C’est un premier effet de la tempête déclenchée par le livre-enquête sur le système Orpea : le conseil d’administration du groupe de maisons de retraite français, l’un des géants mondiaux du secteur, a démis de ses fonctions, dimanche 30 janvier, son directeur général depuis une décennie, Yves Le Masne. Il sera remplacé par Philippe Charrier, qui présidait de façon non exécutive le conseil d’administration depuis 2017.
Orpea, qui possède près de 1 200 établissements et une capacité d’accueil de 116 000 lits dans 23 pays, se trouve dans la tourmente depuis la publication, mercredi 26 janvier, de l’ouvrage du journaliste Victor Castanet, Les Fossoyeurs (Fayard, 400 pages, 22,90 euros). Dans cet ouvrage, dont les bonnes feuilles ont été publiées dans Le Monde, mercredi, le journaliste documente minutieusement le système mis en place au sein d’Orpea pour maximiser à tout prix la rentabilité, au détriment tant des pensionnaires que des salariés.
Rationnement des fournitures médicales et de la nourriture dans des établissements aux tarifs pourtant très élevés ; non-remplacement de personnels soignants, pourtant déjà embauchés au compte-gouttes ; objectifs financiers imposés à des directions contrôlées de très près par le siège ; redevances et rétrocessions de marges exigées des sous-traitants et prestataires externes… Selon l’enquête, c’est toute une stratégie complexe, destinée à réduire les coûts et à capter un maximum de financement public, qui a été mise en place depuis des décennies au sein d’Orpea, avec l’objectif de maximiser les bénéfices du groupe et les dividendes de ses actionnaires. Une politique menée au détriment du bien-être des pensionnaires, considérés avant tout comme des sources de profits.

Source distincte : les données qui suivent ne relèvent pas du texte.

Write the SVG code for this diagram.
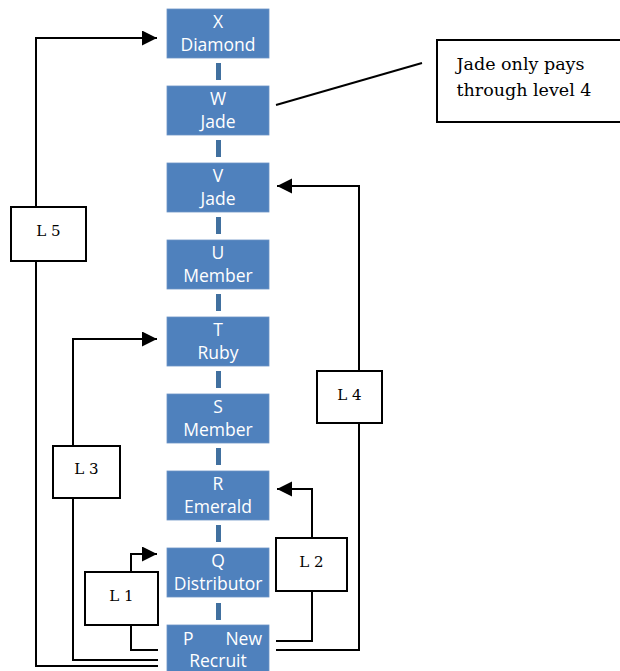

La dépendance n’est « pas un business comme les autres »
Les révélations du livre de M. Castanet, issues de trois ans d’enquête et précisément documentées, sont accablantes pour Orpea. Elles ont déclenché une véritable onde de choc. Le titre du groupe a perdu près de 50 % de sa valeur en Bourse en quelques jours. Les autorités françaises ont diligenté une enquête de l’agence régionale de santé dans l’établissement d’hébergement pour personnes âgées dépendantes (Ehpad) de Neuilly-sur-Seine (Hauts-de-Seine), où ont eu lieu certaines des dérives décrites dans le livre, et convoqué la direction du groupe, mardi 1er février, pour faire la lumière sur sa gestion. En Belgique également, des inspections ont été lancées dans les établissements d’Orpea.
« Les révélations faites dans ce livre sont absolument révoltantes (…). Si ces faits sont avérés, ils devront évidemment être sanctionnés avec la plus grande sévérité », a prévenu Gabriel Attal, porte-parole du gouvernement, mercredi. Le président de la Fédération hospitalière de France, Frédéric Valletoux, appelle à « sérieusement encadrer » les groupes privés du secteur, rappelant que la dépendance n’est « pas un business comme les autres ». Les députés socialistes ont annoncé vouloir lancer une commission d’enquête. La candidate LR à la présidentielle, Valérie Pécresse, appelle à « radicalement changer le modèle des Ehpad ».